El estimado periodista Alfons Llorenç ha recordado en diversas ocasiones como se han ido perdiendo los ritos valencianos de la Festa dels Morts o del Dia de les Ànimes. “Nuestro pueblo creía que, a partir del mediodía de Tots-Sants, del primero de noviembre, las almas abandonaban el Purgatorio y volvían a la Tierra, a las casas que habitaron para comunicarse y reencontrarse con sus parientes y descendientes”. Llorenç recuerda tradiciones, que aún se celebran en muchos hogares valencianos, como aquellas animetes, pequeños recipientes con aceite donde flotaba una mecha encendida, que llenaban la casa de mi abuela Pepica, entre el día 1 y 2 de noviembre. Y se abrían todas las puertas, se dejaba el fuego encendido toda la noche, se les preparaban camas para su descanso, se disponían sobre las mesas bandejas de panellets, legumbres, castañas y almendras para su refrigerio.

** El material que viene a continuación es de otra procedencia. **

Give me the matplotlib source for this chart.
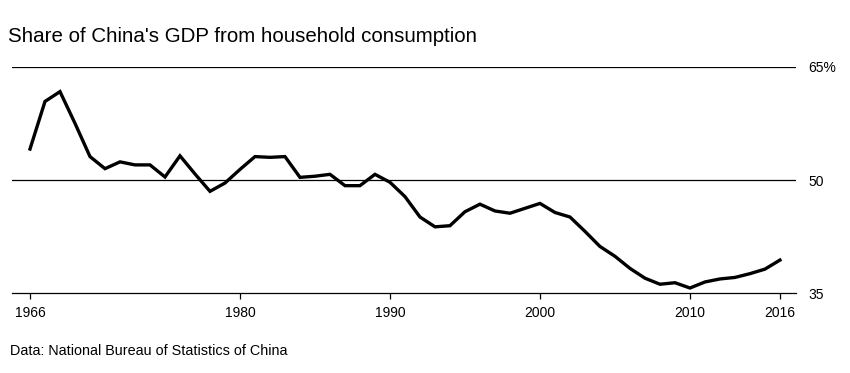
import numpy as np
import matplotlib.pyplot as plt

plt.rcParams['font.family'] = ['Liberation Sans', 'DejaVu Sans']

years = list(range(1966, 2017))
share = [54.1, 60.4, 61.7, 57.5, 53.1, 51.5, 52.4, 52.0, 52.0, 50.4,
         53.2, 50.8, 48.5, 49.6, 51.4, 53.1, 53.0, 53.1, 50.35, 50.5,
         50.75, 49.25, 49.25, 50.75, 49.7, 47.8, 45.1, 43.8, 43.95, 45.8,
         46.8, 45.9, 45.6, 46.25, 46.9, 45.7, 45.1, 43.2, 41.2, 39.9,
         38.3, 37.0, 36.2, 36.4, 35.7, 36.5, 36.9, 37.1, 37.6, 38.2,
         39.4]
xticks = [1966, 1980, 1990, 2000, 2010, 2016]
yticks = [35, 50, 65]
ylabels = ['35', '50', '65%']

W, H = 850, 373
fig = plt.figure(figsize=(W / 100, H / 100), dpi=100)
ax = fig.add_axes([12 / W, (H - 293.3) / H, (796 - 12) / W, (293.3 - 66.7) / H])

ax.plot(years, share, color='black', lw=2.4, solid_joinstyle='miter', zorder=3)
ax.set_xlim(1964.8, 2017.07)
ax.set_ylim(35, 65)

for v in yticks[1:]:
    ax.axhline(v, color='black', lw=0.9, zorder=1)

for s in ['top', 'left', 'right']:
    ax.spines[s].set_visible(False)
ax.spines['bottom'].set_linewidth(0.9)

ax.set_xticks(xticks)
ax.set_xticklabels([str(x) for x in xticks])
ax.tick_params(axis='x', direction='out', length=4, width=0.9, pad=5,
               labelsize=10, colors='black')
ax.yaxis.tick_right()
ax.set_yticks(yticks)
ax.set_yticklabels(ylabels)
ax.tick_params(axis='y', length=0, pad=9, labelsize=10)

fig.text(8 / W, 1 - 42 / H, "Share of China's GDP from household consumption",
         fontsize=14.8, va='baseline', ha='left')
fig.text(10 / W, 1 - 355 / H, "Data: National Bureau of Statistics of China",
         fontsize=10.4, va='baseline', ha='left')

fig.savefig('out.png', dpi=100)
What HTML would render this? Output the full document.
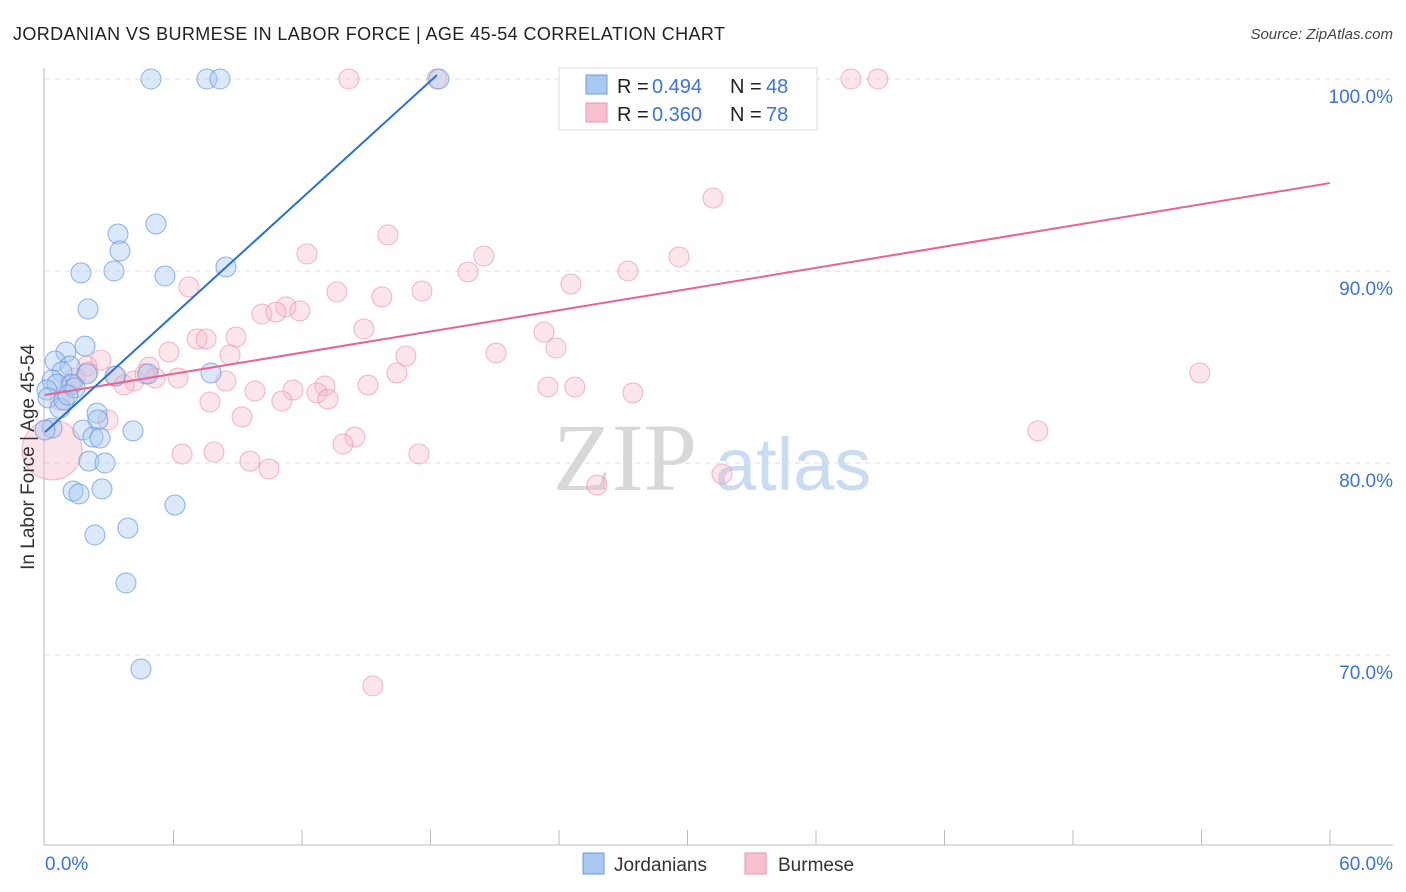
<!DOCTYPE html>
<html><head><meta charset="utf-8">
<style>
body{margin:0;background:#fff;font-family:"Liberation Sans",sans-serif;}
svg{display:block}
</style></head>
<body>
<svg id="chart" width="1406" height="892" xmlns="http://www.w3.org/2000/svg">
<text x="13" y="40" font-size="18" fill="#222" textLength="712">JORDANIAN VS BURMESE IN LABOR FORCE | AGE 45-54 CORRELATION CHART</text>
<text x="1393" y="39" font-size="15" fill="#444" font-style="italic" text-anchor="end">Source: ZipAtlas.com</text>
<g>
<text x="553" y="490" font-size="96" font-family="Liberation Serif,serif" fill="#d8d8d8">ZIP</text>
<text x="715" y="490" font-size="74" fill="#c9dcf2">atlas</text>
</g>
<g id="grid"></g>
<g id="axes"></g>
<g id="points"></g>
<g id="trends"></g>
<text transform="translate(34,457) rotate(-90)" font-size="19" fill="#333" text-anchor="middle">In Labor Force | Age 45-54</text>
<g>
<rect x="559" y="68" width="258" height="62" fill="#fff" stroke="#ddd"/>
<rect x="586" y="75" width="21" height="19" fill="#a9c8f0" stroke="#6b9be0"/>
<text x="617" y="93" font-size="20" fill="#222">R =</text>
<text x="652" y="93" font-size="20" fill="#3b73d6">0.494</text>
<text x="730" y="93" font-size="20" fill="#222">N =</text>
<text x="766" y="93" font-size="20" fill="#3b73d6">48</text>
<rect x="586" y="103" width="21" height="19" fill="#f9c0d0" stroke="#ec93b0"/>
<text x="617" y="121" font-size="20" fill="#222">R =</text>
<text x="652" y="121" font-size="20" fill="#3b73d6">0.360</text>
<text x="730" y="121" font-size="20" fill="#222">N =</text>
<text x="766" y="121" font-size="20" fill="#3b73d6">78</text>
</g>
<g>
<rect x="583" y="853" width="21" height="21" fill="#a9c8f0" stroke="#6b9be0"/>
<text x="614" y="871" font-size="19" fill="#333">Jordanians</text>
<rect x="745" y="853" width="21" height="21" fill="#f9c0d0" stroke="#ec93b0"/>
<text x="778" y="871" font-size="19" fill="#333">Burmese</text>
</g>
</svg>
<script>
const yTicks=[70,80,90,100];
const yTickLabels=["70.0%","80.0%","90.0%","100.0%"];
const xTickLabels=["0.0%","60.0%"];
const blueX=[4.95,7.56,8.17,18.39,5.18,3.41,3.50,1.68,3.22,5.60,8.45,2.01,1.87,0.98,0.47,1.17,0.79,0.33,0.56,0.09,1.26,0.14,0.70,0.89,1.96,3.27,4.81,7.75,2.43,2.47,1.77,2.24,2.57,4.11,2.05,2.80,1.31,1.59,2.66,6.07,3.87,2.33,3.78,4.48,0.33,1.40,1.07,0];
const blueY=[100,100,100,100,92.45,91.93,91.04,89.9,90.0,89.74,90.21,88.02,86.09,85.78,85.31,85.05,84.74,84.32,84.11,83.8,84.11,83.39,82.86,83.28,84.64,84.53,84.64,84.69,82.6,82.24,81.72,81.35,81.3,81.67,80.1,80.0,78.54,78.39,78.65,77.81,76.61,76.25,73.75,69.27,81.82,83.91,83.54,81.72];
const pinkX=[14.19,18.30,24.88,29.46,37.63,38.89,31.19,16.01,12.23,20.49,19.75,29.60,27.22,24.56,6.72,13.63,17.60,15.73,11.25,10.13,10.78,11.90,14.89,8.92,7.10,7.52,5.79,8.64,21.06,16.85,23.30,23.86,2.61,1.96,4.86,3.31,5.14,6.21,4.15,3.69,1.17,8.45,16.43,15.08,13.07,9.80,11.58,12.70,11.06,13.21,7.70,23.48,24.74,27.45,53.92,2.94,9.20,14.47,13.91,6.40,7.89,9.57,10.46,17.46,25.77,31.61,46.36,15.31,0.70,2.01,4.67,1.40,0.33];
const pinkY=[100,100,100,100,100,100,93.80,91.88,90.89,90.78,89.95,90.73,90.0,89.32,89.17,88.91,88.96,88.65,88.13,87.76,87.86,87.92,86.98,86.56,86.46,86.46,85.78,85.63,85.73,85.57,86.82,85.99,85.36,85.05,85.0,84.53,84.43,84.43,84.27,84.06,84.06,84.27,84.69,84.06,84.01,83.75,83.8,83.65,83.23,83.33,83.18,83.96,83.96,83.65,84.69,82.24,82.40,81.35,80.99,80.47,80.57,80.10,79.69,80.47,78.85,79.43,81.67,68.39,83.28,84.74,84.64,84.43,80.68];
const blueTrend=[81.61,1.016,0,18.3];
const pinkTrend=[83.54,0.184,0,60];

const NS="http://www.w3.org/2000/svg";
const X0=45,X1=1330,Y100=79,PXY=19.2;
function sx(v){return X0+(X1-X0)*v/60;}
function sy(v){return Y100+(100-v)*PXY;}
function mk(tag,attrs,parent){const e=document.createElementNS(NS,tag);for(const k in attrs)e.setAttribute(k,attrs[k]);parent.appendChild(e);return e;}
const grid=document.getElementById('grid'),axes=document.getElementById('axes'),pts=document.getElementById('points'),tr=document.getElementById('trends');
yTicks.forEach((t,i)=>{
 const l=mk('line',{x1:45,x2:1393,y1:sy(t),y2:sy(t),stroke:'#ddd','stroke-dasharray':'5,5'},grid);
 
 
 const tx=mk('text',{x:1393,y:sy(t)+24,'font-size':19,fill:'#3b73d6','text-anchor':'end'},grid);
 tx.textContent=yTickLabels[i];
 
 
});
let a=mk('line',{x1:44,x2:44,y1:68,y2:845,stroke:'#bbb'},axes);


a=mk('line',{x1:44,x2:1393,y1:845,y2:845,stroke:'#bbb'},axes);


for(let v=6;v<=60;v+=6){
 const t=mk('line',{x1:sx(v),x2:sx(v),y1:830,y2:845,stroke:'#bbb'},axes);
 
 
}
let xl=mk('text',{x:45,y:870,'font-size':19,fill:'#3b73d6'},axes);xl.textContent=xTickLabels[0];


xl=mk('text',{x:1393,y:870,'font-size':19,fill:'#3b73d6','text-anchor':'end'},axes);xl.textContent=xTickLabels[1];


pinkX.forEach((x,i)=>{
 const big=i===pinkX.length-1;
 const c=mk('circle',{cx:sx(x),cy:sy(pinkY[i]),r:big?30:10,fill:'#f7b6c8','fill-opacity':big?0.4:0.35,stroke:'#e98fae','stroke-opacity':0.65,'stroke-width':1},pts);
 
 
});
blueX.forEach((x,i)=>{
 const c=mk('circle',{cx:sx(x),cy:sy(blueY[i]),r:10,fill:'#a9c8f0','fill-opacity':0.42,stroke:'#5f93de','stroke-opacity':0.7,'stroke-width':1},pts);
 
 
});
function trend(p,col,name){
 const l=mk('line',{x1:sx(p[2]),y1:sy(p[0]+p[1]*p[2]),x2:sx(p[3]),y2:sy(p[0]+p[1]*p[3]),stroke:col,'stroke-width':2},tr);
 
 
}
trend(pinkTrend,'#e8638f','burmese-trend-line');
trend(blueTrend,'#2a6fd8','jordanian-trend-line');
</script>
</body></html>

El recuerdo de los muertos, de nuestros seres queridos, de nuestros muertos, es uno de los rituales más antiguos en todas las civilizaciones. Unos ritos que se fueron moviendo en el calendario tras la cristianización de esta celebración. Pero han sobrevivido costumbres de la cultura celta, romana y griega. En todos los casos, seguimos buscando la proximidad con nuestros muertes, ofrendando la luz, las flores, y el fuego cómo esa cálida llamada que debe guiar el camino de la eternidad. Y seguimos acudiendo a los cementerios, a limpiar lápidas, cruces, viejas fotografías encristaladas, a cambiar las flores de búcaros y jarrones, a pasar nuestra mano con ternura sobre el frío del mármol o de la piedra.
Hoy, entre estas calles morellanas, siento a mi lado la vida de Lourdes Igual, su sonrisa, su fuerza, vitalidad, sus sueños, esa mirada que te abrazaba, ese movimiento emocional que envolvía con calidez y cercanía. Esos paseos y carreras rodeadas de sus nietos. Esa excelente médica que dirigió el hospital valenciano Arnau de Vilanova. Esa risa interminable.